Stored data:
--------------------------------
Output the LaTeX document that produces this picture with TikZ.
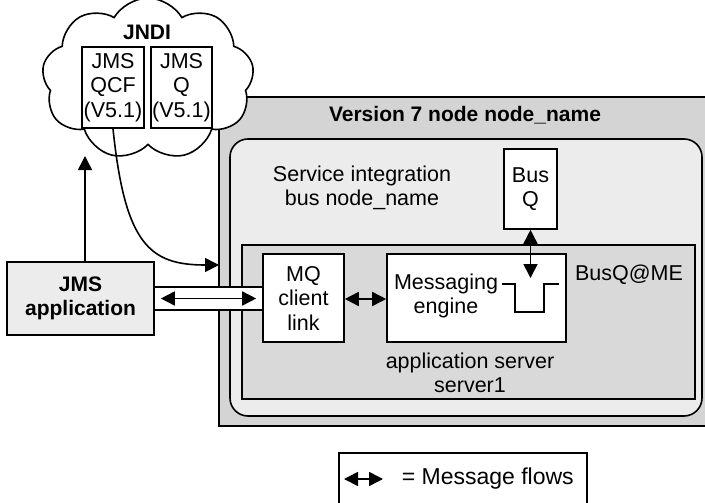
\documentclass[tikz,border=0pt]{standalone}
\usepackage{fontspec}
\setmainfont{Liberation Sans}
\usetikzlibrary{arrows.meta,shapes.symbols,calc}
\definecolor{outergray}{HTML}{D4D4D4}
\definecolor{lightgray}{HTML}{ECECEC}
\definecolor{midgray}{HTML}{D9D9D9}
\begin{document}
\begin{tikzpicture}[x=1pt,y=-1pt,
  line width=1.6pt,
  every node/.style={font=\fontsize{21.5}{24.5}\selectfont, inner sep=0pt},
  box/.style={draw, rectangle, align=center},
  tip/.style={-{Triangle[length=14pt,width=14pt]}},
  dtip/.style={{Triangle[length=14pt,width=14pt]}-{Triangle[length=14pt,width=14pt]}},
  txt/.style={align=center},
  boldtxt/.style={align=center, font=\fontsize{21}{24.5}\selectfont\bfseries}
]
\useasboundingbox (0,0) rectangle (705,503);
% outer node box
\node[box, fill=outergray, minimum width=491pt, minimum height=329pt] (outer) at (464.5,261.5) {};
\node[boldtxt] (vlabel) at (465,115) {Version 7 node node\_name};
% service integration bus
\node[box, fill=lightgray, rounded corners=18pt, minimum width=472pt, minimum height=277pt] (bus) at (466,277.5) {};
\node[txt] (buslabel) at (362,188) {Service integration\\bus node\_name};
% app server
\node[box, fill=midgray, minimum width=453pt, minimum height=154pt] (app) at (468.5,322) {};
\node[txt] (applabel) at (470,373) {application server\\server1};
\node[txt] (busqme) at (629,275) {BusQ@ME};
% MQ client link
\node[box, fill=white, minimum width=81pt, minimum height=88pt] (mq) at (303.5,298) {MQ\\client\\link};
% Messaging engine
\node[box, fill=white, minimum width=179pt, minimum height=88pt] (me) at (476.5,298) {};
\node[txt] (melabel) at (446,296) {Messaging\\engine};
% Bus Q
\node[box, fill=white, minimum width=53pt, minimum height=80pt] (busq) at (530.5,189) {Bus\\Q};
% queue symbol
\coordinate (q1) at (502,284);
\coordinate (q2) at (515,284);
\coordinate (q3) at (515,312);
\coordinate (q4) at (544,312);
\coordinate (q5) at (544,284);
\coordinate (q6) at (559,284);
\draw (q1) -- (q2) -- (q3) -- (q4) -- (q5) -- (q6);
\coordinate (qtop) at (530.5,278);
\draw[dtip] (busq.south) -- (qtop);
% JMS application
\node[box, fill=lightgray, minimum width=147pt, minimum height=73pt, boldtxt] (jms) at (80.5,298.5) {JMS\\application};
% tube
\coordinate (t1) at ($(jms.east)+(0,-11.5)$);
\coordinate (t2) at ($(jms.east)+(0,11.5)$);
\coordinate (t3) at (t1 -| mq.west);
\coordinate (t4) at (t2 -| mq.west);
\fill[white] (t1) rectangle (t4);
\draw (t1) -- (t3);
\draw (t2) -- (t4);
\draw[dtip] ($(jms.east)+(6,0)$) -- ($(jms.east -| mq.west)+(-6,0)$);
\draw[dtip] (mq.east |- 0,299) -- (me.west |- 0,299);
% cloud
\node[cloud, draw, fill=white, cloud puffs=9, cloud puff arc=120, aspect=1.3, minimum width=212pt, minimum height=162pt] (cloud) at (148,79) {};
\node[boldtxt] (jndi) at (147,32) {JNDI};
\node[box, fill=white, minimum width=62pt, minimum height=81pt] (qcf) at (113,87.5) {JMS\\QCF\\(V5.1)};
\node[box, fill=white, minimum width=61pt, minimum height=81pt] (jq) at (181.5,87.5) {JMS\\Q\\(V5.1)};
% connectors
\coordinate (ctip) at (85,156);
\draw[tip] (jms.north -| ctip) -- (ctip);
\coordinate (lookup) at (219,265);
\draw[tip] (qcf.south) .. controls (125,245) and (150,265) .. (lookup);
% legend
\node[box, minimum width=248pt, minimum height=62pt] (legend) at (463,484) {};
\coordinate (la) at (344,479);
\coordinate (lb) at (383,479);
\draw[dtip] (la) -- (lb);
\node[txt, anchor=west, font=\fontsize{23}{26}\selectfont] (legtext) at (401,479) {= Message flows};
\end{tikzpicture}
\end{document}
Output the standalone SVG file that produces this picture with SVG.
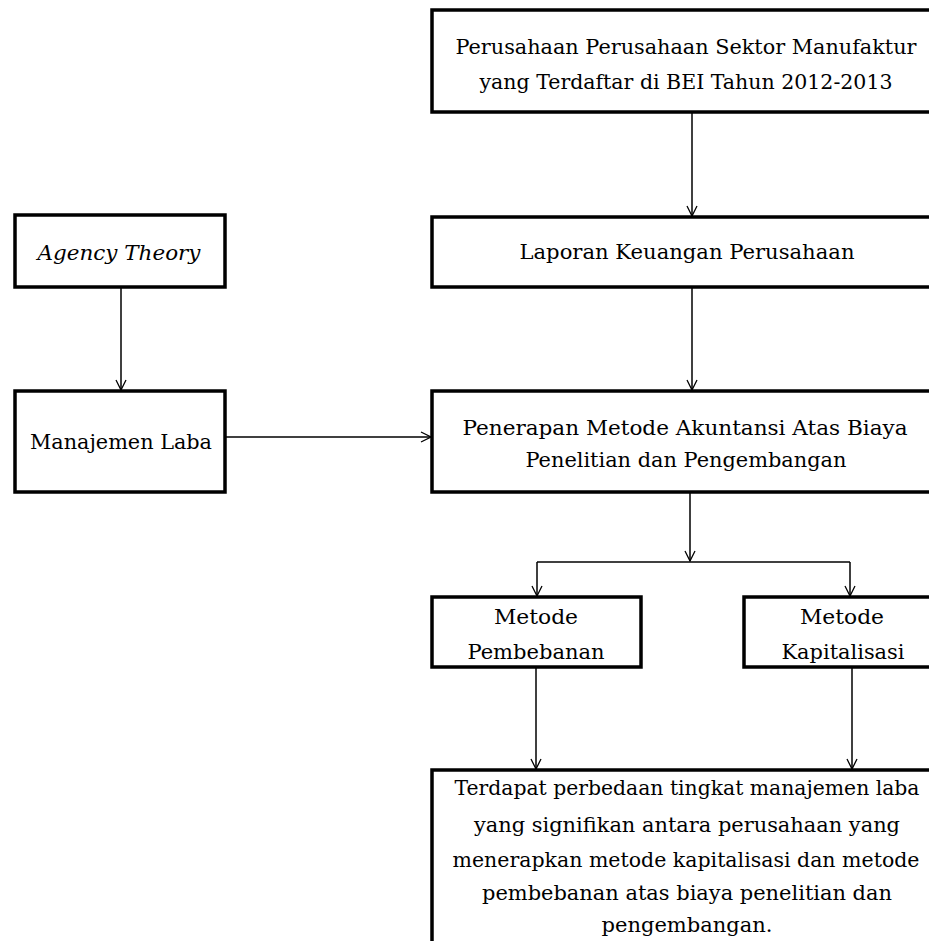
<svg xmlns="http://www.w3.org/2000/svg" width="929" height="941" viewBox="0 0 929 941">
<defs>
<marker id="arr" viewBox="0 0 12 12" refX="11" refY="6" markerWidth="12" markerHeight="12" markerUnits="userSpaceOnUse" orient="auto">
<path d="M1,1 L11,6 L1,11" fill="none" stroke="#000" stroke-width="1.3"/>
</marker>
<style>
.box{fill:#fff;stroke:#000;stroke-width:3.5}
.t{font-family:"DejaVu Serif","Liberation Serif",serif;font-size:20px;fill:#000;text-anchor:middle}
.c{fill:none;stroke:#000;stroke-width:1.5}
</style>
</defs>
<rect width="929" height="941" fill="#fff"/>
<g id="connectors">
<line class="c" x1="692" y1="113" x2="692" y2="216" marker-end="url(#arr)"/>
<line class="c" x1="692" y1="288" x2="692" y2="390" marker-end="url(#arr)"/>
<line class="c" x1="121" y1="288" x2="121" y2="390" marker-end="url(#arr)"/>
<line class="c" x1="226" y1="437" x2="431" y2="437" marker-end="url(#arr)"/>
<line class="c" x1="690" y1="493" x2="690" y2="561" marker-end="url(#arr)"/>
<polyline class="c" points="537,562 850,562"/>
<line class="c" x1="537" y1="562" x2="537" y2="596" marker-end="url(#arr)"/>
<line class="c" x1="850" y1="562" x2="850" y2="596" marker-end="url(#arr)"/>
<line class="c" x1="536" y1="668" x2="536" y2="769" marker-end="url(#arr)"/>
<line class="c" x1="852" y1="668" x2="852" y2="769" marker-end="url(#arr)"/>
</g>
<g id="n_top">
<rect class="box" x="432" y="10" width="520" height="102"/>
<text class="t" x="686" y="54" textLength="461" lengthAdjust="spacingAndGlyphs">Perusahaan Perusahaan Sektor Manufaktur</text>
<text class="t" x="686" y="89" textLength="413" lengthAdjust="spacingAndGlyphs">yang Terdaftar di BEI Tahun 2012-2013</text>
</g>
<g id="n_laporan">
<rect class="box" x="432" y="217" width="520" height="70"/>
<text class="t" x="687" y="259" textLength="335" lengthAdjust="spacingAndGlyphs">Laporan Keuangan Perusahaan</text>
</g>
<g id="n_agency">
<rect class="box" x="15" y="215" width="210" height="72"/>
<text class="t" x="119" y="260" font-style="italic" textLength="163" lengthAdjust="spacingAndGlyphs">Agency Theory</text>
</g>
<g id="n_manajemen">
<rect class="box" x="15" y="391" width="210" height="101"/>
<text class="t" x="121" y="449" textLength="182" lengthAdjust="spacingAndGlyphs">Manajemen Laba</text>
</g>
<g id="n_penerapan">
<rect class="box" x="432" y="391" width="520" height="101"/>
<text class="t" x="685" y="435" textLength="445" lengthAdjust="spacingAndGlyphs">Penerapan Metode Akuntansi Atas Biaya</text>
<text class="t" x="686" y="467" textLength="321" lengthAdjust="spacingAndGlyphs">Penelitian dan Pengembangan</text>
</g>
<g id="n_pembebanan">
<rect class="box" x="432" y="597" width="209" height="70"/>
<text class="t" x="536" y="624" textLength="84" lengthAdjust="spacingAndGlyphs">Metode</text>
<text class="t" x="536" y="659" textLength="137" lengthAdjust="spacingAndGlyphs">Pembebanan</text>
</g>
<g id="n_kapitalisasi">
<rect class="box" x="744" y="597" width="200" height="70"/>
<text class="t" x="842" y="624" textLength="84" lengthAdjust="spacingAndGlyphs">Metode</text>
<text class="t" x="843" y="659" textLength="123" lengthAdjust="spacingAndGlyphs">Kapitalisasi</text>
</g>
<g id="n_hasil">
<rect class="box" x="432" y="770" width="520" height="190"/>
<text class="t" x="687" y="795" textLength="465" lengthAdjust="spacingAndGlyphs">Terdapat perbedaan tingkat manajemen laba</text>
<text class="t" x="687" y="832" textLength="426" lengthAdjust="spacingAndGlyphs">yang signifikan antara perusahaan yang</text>
<text class="t" x="686" y="867" textLength="467" lengthAdjust="spacingAndGlyphs">menerapkan metode kapitalisasi dan metode</text>
<text class="t" x="687" y="900" textLength="410" lengthAdjust="spacingAndGlyphs">pembebanan atas biaya penelitian dan</text>
<text class="t" x="687" y="932" textLength="171" lengthAdjust="spacingAndGlyphs">pengembangan.</text>
</g>
</svg>
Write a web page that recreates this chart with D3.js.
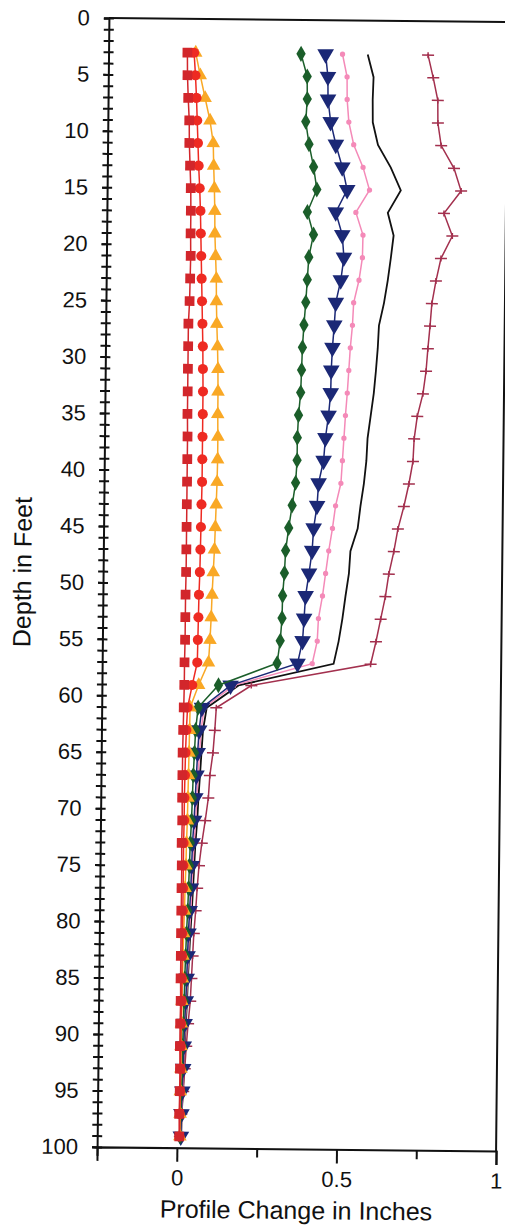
<!DOCTYPE html>
<html>
<head>
<meta charset="utf-8">
<script src="https://cdn.jsdelivr.net/npm/d3@7"></script>
<style>
  body { margin: 0; background: #fff; }
  svg { display: block; }
  text { font-family: "Liberation Sans", Arial, sans-serif; fill: #111; }
</style>
</head>
<body>
<svg width="505" height="1230"></svg>
<script>
// depth (ft) of each reading
const depths = [3,5,7,9,11,13,15,17,19,21,23,25,27,29,31,33,35,37,39,41,43,45,47,49,
  51,53,55,57,59,61,63,65,67,69,71,73,75,77,79,81,83,85,87,89,91,93,95,97,99];

// profile change (in) per reading, one array per survey
const redSquares = [-0.003,-0.002,0.001,0.005,0.006,0.009,0.012,0.013,0.013,0.014,0.013,0.012,0.009,0.009,0.009,0.009,0.009,0.010,0.010,0.010,0.010,0.010,0.010,0.010,
  0.009,0.009,0.009,0.008,0.008,0.007,0.006,0.005,0.005,0.005,0.006,0.005,0.006,0.006,0.006,0.006,0.006,0.006,0.007,0.006,0.006,0.007,0.007,0.006,0.007];
const redCircles = [0.018,0.023,0.027,0.030,0.033,0.036,0.040,0.043,0.045,0.047,0.049,0.051,0.053,0.055,0.056,0.057,0.057,0.057,0.057,0.057,0.056,0.055,0.054,0.053,
  0.051,0.050,0.049,0.048,0.033,0.019,0.016,0.014,0.013,0.012,0.012,0.011,0.011,0.011,0.011,0.010,0.010,0.010,0.010,0.009,0.009,0.009,0.008,0.008,0.008];
const orangeTri = [0.023,0.038,0.054,0.070,0.081,0.083,0.086,0.088,0.089,0.092,0.095,0.096,0.098,0.101,0.103,0.104,0.104,0.105,0.105,0.104,0.102,0.100,0.098,0.095,
  0.092,0.090,0.087,0.083,0.053,0.027,0.026,0.025,0.024,0.023,0.022,0.020,0.019,0.017,0.016,0.014,0.013,0.012,0.011,0.010,0.010,0.010,0.009,0.009,0.009];
const greenDia = [0.353,0.373,0.374,0.370,0.381,0.396,0.407,0.378,0.398,0.384,0.380,0.376,0.371,0.367,0.365,0.363,0.357,0.354,0.354,0.350,0.340,0.330,0.321,0.318,
  0.313,0.312,0.307,0.298,0.115,0.052,0.045,0.042,0.039,0.037,0.035,0.032,0.030,0.028,0.026,0.023,0.021,0.019,0.018,0.016,0.015,0.014,0.012,0.011,0.010];
const navyTri = [0.430,0.438,0.439,0.448,0.465,0.486,0.502,0.467,0.488,0.494,0.485,0.470,0.466,0.461,0.458,0.457,0.451,0.442,0.437,0.422,0.418,0.408,0.404,0.395,
  0.385,0.381,0.377,0.362,0.153,0.064,0.056,0.052,0.049,0.046,0.043,0.039,0.037,0.035,0.032,0.029,0.027,0.025,0.023,0.020,0.018,0.017,0.015,0.013,0.012];
const pinkDot = [0.483,0.498,0.499,0.505,0.521,0.551,0.572,0.530,0.553,0.552,0.542,0.526,0.523,0.517,0.513,0.509,0.504,0.500,0.496,0.492,0.476,0.467,0.456,0.447,
  0.438,0.426,0.423,0.408,0.163,0.071,0.062,0.058,0.054,0.051,0.048,0.044,0.041,0.038,0.036,0.032,0.030,0.027,0.025,0.022,0.020,0.018,0.016,0.014,0.013];
const blackLine = [0.562,0.581,0.579,0.580,0.597,0.638,0.670,0.630,0.649,0.641,0.632,0.621,0.606,0.603,0.598,0.592,0.583,0.574,0.571,0.564,0.554,0.546,0.524,0.520,
  0.510,0.501,0.490,0.475,0.178,0.079,0.068,0.064,0.060,0.056,0.053,0.048,0.045,0.042,0.039,0.035,0.032,0.029,0.027,0.024,0.021,0.019,0.017,0.014,0.013];
const maroonDash = [0.751,0.768,0.783,0.784,0.795,0.836,0.859,0.806,0.833,0.798,0.783,0.771,0.766,0.760,0.755,0.746,0.729,0.720,0.717,0.705,0.690,0.672,0.660,0.645,
  0.635,0.621,0.607,0.591,0.218,0.109,0.105,0.100,0.091,0.087,0.078,0.068,0.060,0.055,0.051,0.046,0.043,0.040,0.037,0.031,0.026,0.022,0.018,0.013,0.009];

const xTicks = [-0.25, 0, 0.25, 0.5, 0.75, 1];
const xLabels = ["", "0", "", "0.5", "", "1"];
const yTicks = [0,5,10,15,20,25,30,35,40,45,50,55,60,65,70,75,80,85,90,95,100];

var svg = d3.select("svg"),
    plotL = 103, plotR = 502, plotT = 20, plotB = 1149;

var x = d3.scaleLinear().domain([-0.25, 1]).range([plotL, plotR]);
var y = d3.scaleLinear().domain([0, 100]).range([plotT, plotB]);

// the scanned original sits a little crooked
var g = svg.append("g")
    .attr("transform", "rotate(0.6," + (plotL + plotR) / 2 + "," + (plotT + plotB) / 2 + ")");

// frame top / right
g.append("path")
    .attr("d", "M" + plotL + "," + plotT + "H" + plotR + "V" + plotB)
    .attr("fill", "none").attr("stroke", "#111").attr("stroke-width", 2);

// y axis, ticks every foot crossing the line
g.append("g")
    .attr("transform", "translate(" + plotL + ",0)")
    .call(d3.axisLeft(y).tickValues(yTicks).tickSize(5).tickPadding(14));
g.append("g")
    .attr("transform", "translate(" + plotL + ",0)")
    .call(d3.axisLeft(y).ticks(100).tickSize(-5).tickFormat(""))
    .call(a => a.select(".domain").remove());
g.append("g")
    .attr("transform", "translate(" + plotL + ",0)")
    .call(d3.axisLeft(y).ticks(100).tickSize(5).tickFormat(""))
    .call(a => a.select(".domain").remove());

// x axis
var xAx = g.append("g")
    .attr("transform", "translate(0," + plotB + ")")
    .call(d3.axisBottom(x).tickValues(xTicks).tickSize(14).tickPadding(8)
      .tickFormat((d, i) => xLabels[i]));
xAx.selectAll(".tick line").attr("y2", (d, i) => xLabels[i] ? 14 : 9);

g.selectAll(".domain").attr("stroke", "#111").attr("stroke-width", 2);
g.selectAll(".tick line").attr("stroke", "#111").attr("stroke-width", 2);
g.selectAll(".tick text").attr("font-size", 22).attr("fill", "#111");

// axis titles
g.append("text")
    .attr("x", (plotL + plotR) / 2).attr("y", 1219)
    .attr("text-anchor", "middle").attr("font-size", 25)
    .text("Profile Change in Inches");
g.append("text")
    .attr("transform", "translate(31,575) rotate(-90)")
    .attr("text-anchor", "middle").attr("font-size", 25)
    .text("Depth in Feet");

const series = [
  {vals: blackLine, color: "#111111", width: 1.8, mark: null},
  {vals: maroonDash, color: "#a3304e", width: 1.5, mark: "dash"},
  {vals: pinkDot, color: "#f48ab8", width: 1.5, mark: d3.symbolCircle, size: 22},
  {vals: navyTri, color: "#1b2876", width: 1.5, mark: d3.symbolTriangle, size: 120, flip: true},
  {vals: greenDia, color: "#1b5e2a", width: 1.5, mark: d3.symbolDiamond, size: 75},
  {vals: orangeTri, color: "#f9a825", width: 1.5, mark: d3.symbolTriangle, size: 80},
  {vals: redCircles, color: "#ee2a22", width: 1.5, mark: d3.symbolCircle, size: 80},
  {vals: redSquares, color: "#d2262b", width: 1.5, mark: d3.symbolSquare, size: 95}
];

var line = d3.line()
    .x(d => x(d))
    .y((d, i) => y(depths[i]));

series.forEach(s => {
  g.append("path")
      .datum(s.vals)
      .attr("d", line)
      .attr("fill", "none")
      .attr("stroke", s.color)
      .attr("stroke-width", s.width);

  if (!s.mark) return;
  var pts = g.append("g").selectAll("path")
      .data(s.vals)
      .join("path")
      .attr("transform", (d, i) => "translate(" + x(d) + "," + y(depths[i]) + ")" + (s.flip ? " rotate(180)" : ""));
  if (s.mark == "dash") {
    pts.attr("d", "M-6,0H6M0,-3V3")
       .attr("stroke", s.color).attr("stroke-width", 1.5).attr("fill", "none");
  } else {
    pts.attr("d", d3.symbol().type(s.mark).size(s.size))
       .attr("fill", s.color);
  }
});
</script>
</body>
</html>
--------------------------------
**Task description:** Which lines contain "produces"? Show each of them.

**Result for this task:**
Output the LaTeX document that produces this picture with TikZ.
Output the standalone SVG file that produces this picture with SVG.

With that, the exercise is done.